Here’s what i don’t understand: then why would designers even work for somebody else? Designers should all be entrpeneurs and be making great money off of their creativity. They’d have businesses by the balls; businesses would be left eith the choice: either produce an unappealing, anti-ergnomic, uncreative, flat-out ugly product that just will not sell, or pay the designers what they’re asking for (great money), and then the businesses get to make millions off of the designers skills & creativity. It just makes no sense why designers would pimp themselves out for pennies when it’s their talents that ideas & talents that help make it even possible for businesses to make oodles & oodles of mula.

All the talk on this site about too many designers flooding the field (then why is there so much crap being made in the world today???), not enough jobs, and cruddy pay leave me in complete consternation. I just don’t understand. Could someone please illuminate this matter for me???

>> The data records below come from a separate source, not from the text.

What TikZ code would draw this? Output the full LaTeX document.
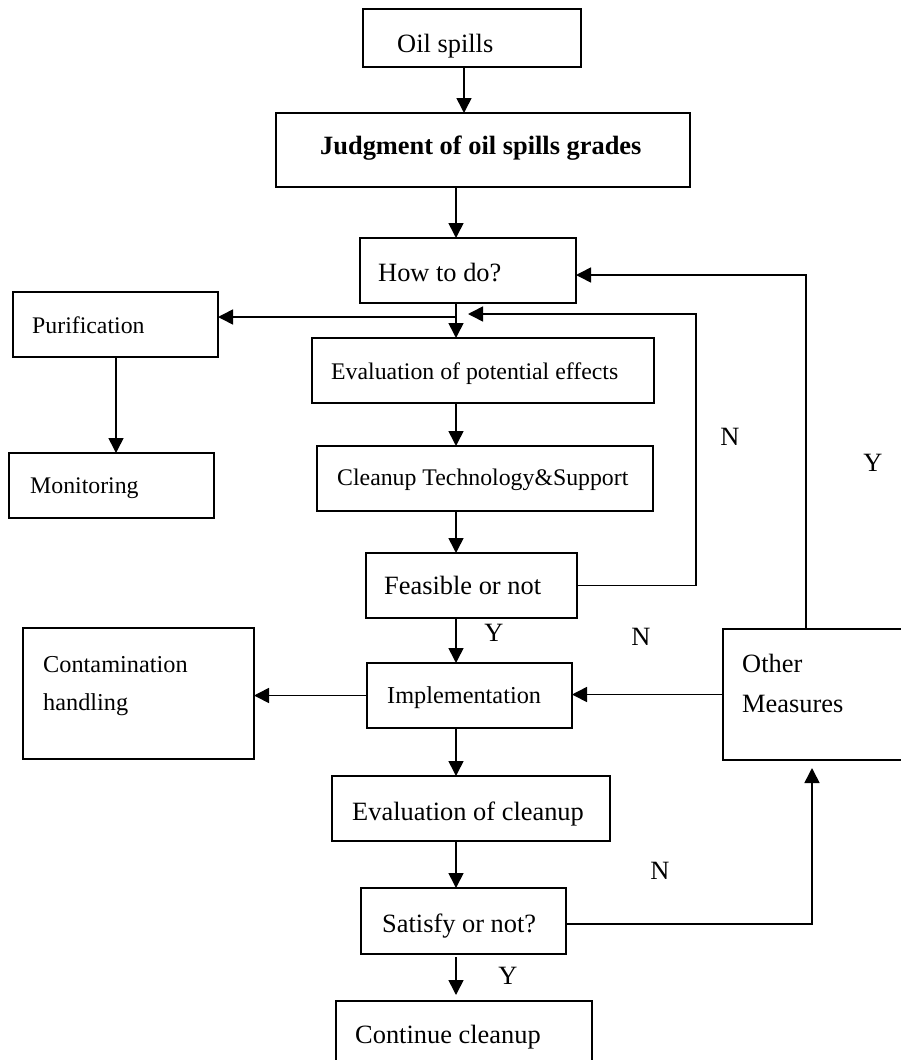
\documentclass[tikz,border=0pt]{standalone}
\usepackage{fontspec}
\setmainfont{Liberation Serif}
\usetikzlibrary{arrows.meta,calc}
\begin{document}
\begin{tikzpicture}[x=1pt,y=-1pt,
  box/.style={draw, line width=1.6pt, rectangle, inner sep=0pt, outer sep=0pt},
  arr/.style={line width=1.6pt, -{Triangle[length=15pt,width=15pt]}},
  big/.style={inner sep=0pt, anchor=base west, font=\fontsize{26.4}{30}\selectfont},
  mid/.style={inner sep=0pt, anchor=base west, font=\fontsize{24.3}{29}\selectfont},
  small/.style={inner sep=0pt, anchor=base west, font=\fontsize{23.8}{28}\selectfont},
  lbl/.style={inner sep=0pt, font=\fontsize{26.4}{30}\selectfont}]
\newcommand\flowbox[5]{%
  \node[box, minimum width={(#4-#2)*1pt}, minimum height={(#5-#3)*1pt}]
    (#1) at ({(#2+#4)/2},{(#3+#5)/2}) {};}
\useasboundingbox (0,0) rectangle (901,1060);
\clip (0,0) rectangle (901,1060);

% boxes
\flowbox{oil}{363}{9}{581}{67}
\flowbox{judg}{276}{113}{690}{187}
\flowbox{how}{360}{238}{576}{303}
\flowbox{pur}{13}{292}{218}{357}
\flowbox{evp}{312}{338}{654}{403}
\flowbox{mon}{9}{453}{214}{518}
\flowbox{cln}{317}{446}{653}{511}
\flowbox{feas}{366}{553}{577}{618}
\flowbox{con}{23}{628}{254}{759}
\flowbox{impl}{367}{663}{572}{728}
\flowbox{oth}{723}{629}{910}{760}
\flowbox{evc}{332}{776}{610}{841}
\flowbox{sat}{361}{888}{566}{954}
\flowbox{cont}{336}{1001}{592}{1070}

% box texts
\node[big] (oilT) at (397,52) {Oil spills};
\node[big, font=\fontsize{26.4}{30}\selectfont\bfseries] (judgT) at (320,154) {Judgment of oil spills grades};
\node[big] (howT) at (378,281) {How to do?};
\node[small] (purT) at (32,333) {Purification};
\node[small] (evpT) at (331,379) {Evaluation of potential effects};
\node[small] (monT) at (30,493) {Monitoring};
\node[small] (clnT) at (337,485) {Cleanup Technology\&Support};
\node[big] (feasT) at (384,594) {Feasible or not};
\node[mid] (conTa) at (43,672) {Contamination};
\node[mid] (conTb) at (43,710) {handling};
\node[mid] (implT) at (387,703) {Implementation};
\node[big] (othTa) at (742,672) {Other};
\node[big] (othTb) at (742,712) {Measures};
\node[big] (evcT) at (352,820) {Evaluation of cleanup};
\node[big] (satT) at (382,932) {Satisfy or not?};
\node[big] (contT) at (355,1043) {Continue cleanup};

% branch labels
\node[lbl] (n1) at (730,437) {N};
\node[lbl] (y1) at (873,463) {Y};
\node[lbl] (y2) at (494,633) {Y};
\node[lbl] (n2) at (641,637) {N};
\node[lbl] (n3) at (660,871) {N};
\node[lbl] (y3) at (508,976) {Y};

% guide coordinates
\coordinate (cA) at (464,0);
\coordinate (cB) at (456,0);
\coordinate (cM) at (116,0);
\coordinate (jP) at (456,317);
\coordinate (nC) at (696,314);
\coordinate (nTip) at (468,314);
\coordinate (yC) at (806,275);
\coordinate (sC) at (812,924);
\coordinate (upTip) at (812,768);

% main flow
\draw[arr] (oil.south -| cA) -- (judg.north -| cA);
\draw[arr] (judg.south -| cB) -- (how.north -| cB);
\draw[arr] (how.south -| cB) -- (evp.north -| cB);
\draw[arr] (jP) -- (pur.east |- jP);
\draw[arr] (pur.south -| cM) -- (mon.north -| cM);
\draw[arr] (evp.south -| cB) -- (cln.north -| cB);
\draw[arr] (cln.south -| cB) -- (feas.north -| cB);
\draw[arr] (feas.south -| cB) -- (impl.north -| cB);
\draw[arr] (impl.south -| cB) -- (evc.north -| cB);
\draw[arr] (evc.south -| cB) -- (sat.north -| cB);
\draw[arr, shorten <=3pt, shorten >=6pt] (sat.south -| cB) -- (cont.north -| cB);

% loops and side branches
\draw[arr] (feas.east) -| (nC) -- (nTip);
\draw[arr] (oth.north -| yC) |- (how.east |- yC);
\draw[arr] (oth.west) -- (impl.east |- oth.west);
\draw[arr] (impl.west) -- (con.east |- impl.west);
\draw[arr] (sat.east |- sC) -| (upTip);
\end{tikzpicture}
\end{document}
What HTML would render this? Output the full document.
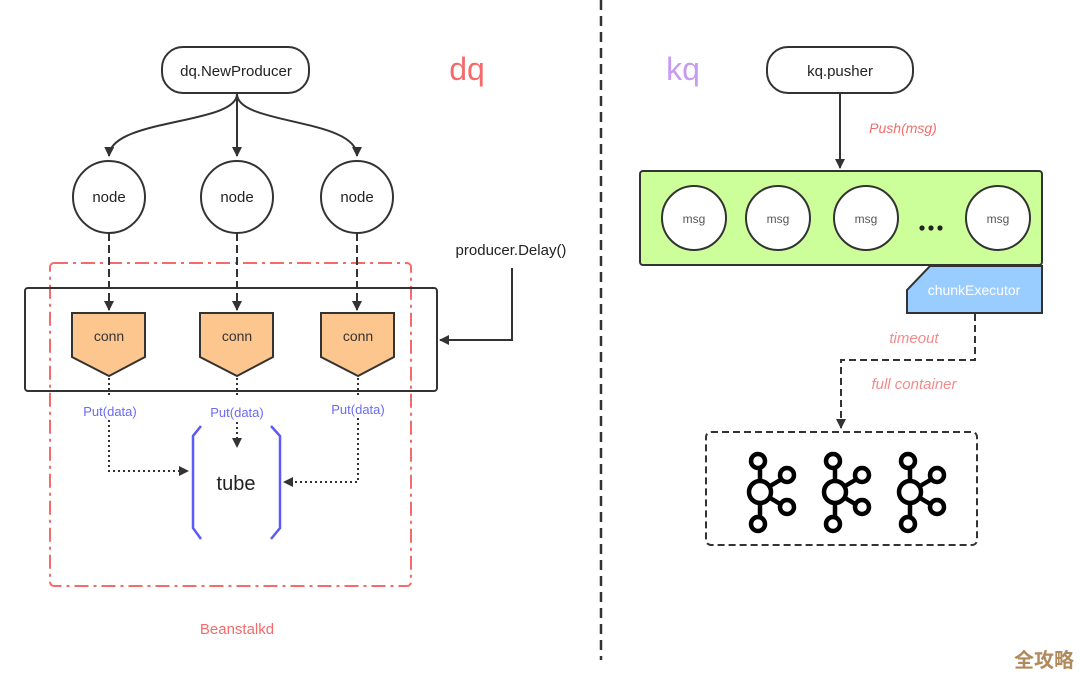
<!DOCTYPE html>
<html><head><meta charset="utf-8"><style>
html,body{margin:0;padding:0;background:#fff;}
svg{display:block;font-family:"Liberation Sans","Noto Sans CJK SC",sans-serif;}
</style></head><body>
<svg width="1080" height="678" viewBox="0 0 1080 678" xmlns="http://www.w3.org/2000/svg">
<defs>
<marker id="a" markerWidth="10" markerHeight="10" refX="9" refY="5" orient="auto" markerUnits="userSpaceOnUse"><path d="M0,0 L10,5 L0,10 z" fill="#333"/></marker>
<g id="k" fill="none" stroke="#000" stroke-width="4.5">
<line x1="0" y1="-26" x2="0" y2="26"/>
<line x1="0" y1="0" x2="27" y2="-16"/>
<line x1="0" y1="0" x2="27" y2="16"/>
<circle cx="0" cy="0" r="11" fill="#fff"/>
<circle cx="-2" cy="-31" r="7" fill="#fff"/>
<circle cx="-2" cy="32" r="7" fill="#fff"/>
<circle cx="27" cy="-17" r="7" fill="#fff"/>
<circle cx="27" cy="15" r="7" fill="#fff"/>
</g>
</defs>

<line x1="601" y1="0" x2="601" y2="660" stroke="#333" stroke-width="2.5" stroke-dasharray="10,6"/>

<rect x="162" y="47" width="147" height="46" rx="21" fill="#fff" stroke="#333" stroke-width="2"/>
<text x="236" y="76" font-size="15" text-anchor="middle" fill="#222">dq.NewProducer</text>
<text x="467" y="80" font-size="32" text-anchor="middle" fill="#f56b6b">dq</text>

<path d="M237,94 C237,125 110,118 109,156" fill="none" stroke="#333" stroke-width="2" marker-end="url(#a)"/>
<line x1="237" y1="94" x2="237" y2="156" stroke="#333" stroke-width="2" marker-end="url(#a)"/>
<path d="M237,94 C237,125 357,118 357,156" fill="none" stroke="#333" stroke-width="2" marker-end="url(#a)"/>

<g fill="#fff" stroke="#333" stroke-width="2">
<circle cx="109" cy="197" r="36"/><circle cx="237" cy="197" r="36"/><circle cx="357" cy="197" r="36"/>
</g>
<g font-size="15" text-anchor="middle" fill="#222">
<text x="109" y="202">node</text><text x="237" y="202">node</text><text x="357" y="202">node</text>
</g>

<rect x="50" y="263" width="361" height="323" rx="4" fill="none" stroke="#f56b6b" stroke-width="2" stroke-dasharray="14,5,3,5"/>
<rect x="25" y="288" width="412" height="103" rx="3" fill="none" stroke="#333" stroke-width="2"/>

<g stroke="#333" stroke-width="2" stroke-dasharray="8,4">
<line x1="109" y1="233" x2="109" y2="310" marker-end="url(#a)"/>
<line x1="237" y1="233" x2="237" y2="310" marker-end="url(#a)"/>
<line x1="357" y1="233" x2="357" y2="310" marker-end="url(#a)"/>
</g>

<g fill="#fdc68f" stroke="#333" stroke-width="2">
<path d="M72,313 H145 V357 L109,376 L72,357 Z"/>
<path d="M200,313 H273 V357 L237,376 L200,357 Z"/>
<path d="M321,313 H394 V357 L358,376 L321,357 Z"/>
</g>
<g font-size="14" text-anchor="middle" fill="#333">
<text x="109" y="341">conn</text><text x="237" y="341">conn</text><text x="358" y="341">conn</text>
</g>

<g fill="none" stroke="#333" stroke-width="2" stroke-dasharray="2,3">
<line x1="109" y1="378" x2="109" y2="398"/>
<line x1="237" y1="378" x2="237" y2="398"/>
<line x1="358" y1="378" x2="358" y2="396"/>
<polyline points="109,420 109,471 188,471" marker-end="url(#a)"/>
<line x1="237" y1="422" x2="237" y2="447" marker-end="url(#a)"/>
<polyline points="358,418 358,482 284,482" marker-end="url(#a)"/>
</g>
<g font-size="13" text-anchor="middle" fill="#6a6af5">
<text x="110" y="416">Put(data)</text><text x="237" y="417">Put(data)</text><text x="358" y="414">Put(data)</text>
</g>

<g fill="none" stroke="#5b5bf5" stroke-width="2.5">
<polyline points="201,426 193,436 193,528 201,539"/>
<polyline points="271,426 280,436 280,528 271,539"/>
</g>
<text x="236" y="490" font-size="20" text-anchor="middle" fill="#222">tube</text>

<text x="511" y="255" font-size="15" text-anchor="middle" fill="#222">producer.Delay()</text>
<polyline points="512,268 512,340 440,340" fill="none" stroke="#333" stroke-width="2" marker-end="url(#a)"/>

<text x="237" y="634" font-size="15" text-anchor="middle" fill="#f56b6b">Beanstalkd</text>

<text x="683" y="80" font-size="32" text-anchor="middle" fill="#c79bf2">kq</text>
<rect x="767" y="47" width="146" height="46" rx="21" fill="#fff" stroke="#333" stroke-width="2"/>
<text x="840" y="76" font-size="15" text-anchor="middle" fill="#222">kq.pusher</text>
<line x1="840" y1="94" x2="840" y2="168" stroke="#333" stroke-width="2" marker-end="url(#a)"/>
<text x="903" y="133" font-size="14" font-style="italic" text-anchor="middle" fill="#f56b6b">Push(msg)</text>

<rect x="640" y="171" width="402" height="94" rx="3" fill="#ccff99" stroke="#333" stroke-width="2"/>
<g fill="#fff" stroke="#333" stroke-width="2">
<circle cx="694" cy="218" r="32"/><circle cx="778" cy="218" r="32"/><circle cx="866" cy="218" r="32"/><circle cx="998" cy="218" r="32"/>
</g>
<g font-size="12" text-anchor="middle" fill="#555">
<text x="694" y="223">msg</text><text x="778" y="223">msg</text><text x="866" y="223">msg</text><text x="998" y="223">msg</text>
</g>
<g fill="#222"><circle cx="922" cy="228" r="2.6"/><circle cx="931" cy="228" r="2.6"/><circle cx="940" cy="228" r="2.6"/></g>

<path d="M930,266 H1042 V313 H907 V290 Z" fill="#99ccff" stroke="#333" stroke-width="2"/>
<text x="974" y="295" font-size="14" text-anchor="middle" fill="#fff">chunkExecutor</text>

<polyline points="975,314 975,360 841,360 841,428" fill="none" stroke="#333" stroke-width="2" stroke-dasharray="7,4" marker-end="url(#a)"/>
<text x="914" y="343" font-size="15" font-style="italic" text-anchor="middle" fill="#f58a8a">timeout</text>
<text x="914" y="389" font-size="15" font-style="italic" text-anchor="middle" fill="#f58a8a">full container</text>

<rect x="706" y="432" width="271" height="113" rx="5" fill="none" stroke="#333" stroke-width="2" stroke-dasharray="7,4"/>
<use href="#k" x="760" y="492"/>
<use href="#k" x="835" y="492"/>
<use href="#k" x="910" y="492"/>

<text x="1044" y="667" font-size="20" font-weight="bold" text-anchor="middle" fill="#b08a5a">全攻略</text>
</svg>
</body></html>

Here’s what i don’t understand: then why would designers even work for somebody else? Designers should all be entrpeneurs and be making great money off of their creativity. They’d have businesses by the balls; businesses would be left with the choice: either produce an unappealing, anti-ergnomic, uncreative, clunky, flat-out ugly product that just will not sell, or pay the designers what they’re asking for (great money), and then the businesses get to make millions off of the designers skills & creativity. Seems like a simple choice. It just makes no sense why designers would pimp themselves out for pennies, when it’s their talents & ideas that help make it even possible for businesses to make oodles & oodles of mula.

All the talk on this site about too many designers flooding the field (then why is there so much crap being made in the world today??? where are all the good designers???), not enough jobs, and cruddy pay leave me in complete consternation. I just don’t understand. Could someone please illuminate this matter for me???